Saul is not mentioned in the period between these experiences in Jerusalem and his ministry at Antioch (11:25–30), though from his words in Galatians 1:21–24 it seems fairly certain that he continued his witness to Diaspora Jews in Caesarea and his hometown of Tarsus. The cordiality of the Christians in Caesarea at the end of his third missionary journey may imply that Saul had an earlier association with Philip and the believers there. Many of the hardships and trials he enumerates in 2 Corinthians 11:23–27 may stem from situations in Caesarea and Tarsus during those days, for they find no place in the records of the later missionary journeys in Acts. Perhaps the ecstatic experience of 2 Corinthians 12:1–4 also comes from this period in his life.
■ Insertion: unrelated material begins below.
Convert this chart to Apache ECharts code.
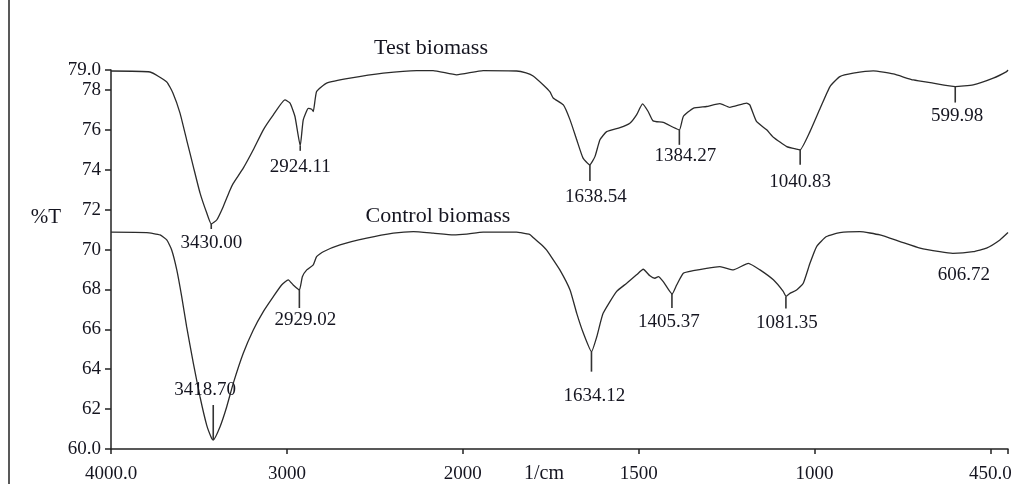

D. A Summary Statement (9:31)
31 Luke’s second panel of material on the martyrdom of Stephen, the early ministries of Philip, and the conversion of Saul ends with a summary statement that speaks of the church throughout Judea, Galilee, and Samaria enjoying a time of peace after the turbulence resulting from what happened to Stephen, Philip, and Saul. Though in the first two panels there has been nothing about any advance of the Christian mission into Galilee, Luke’s Gospel, in line with the synoptic tradition, has emphasized Galilee; and certainly there were believers in Jesus there. Here, however, Luke’s reference to Judea, Galilee, and Samaria probably means all the Jewish homeland of Palestine. Here also he insists that the church in the homeland, instead of being torn apart by what God was doing in the advance of the gospel through these three pivotal figures, “was strengthened; and encouraged by the Holy Spirit, it grew in numbers, living in the fear of the Lord,” despite a certain lack of discernment and openness.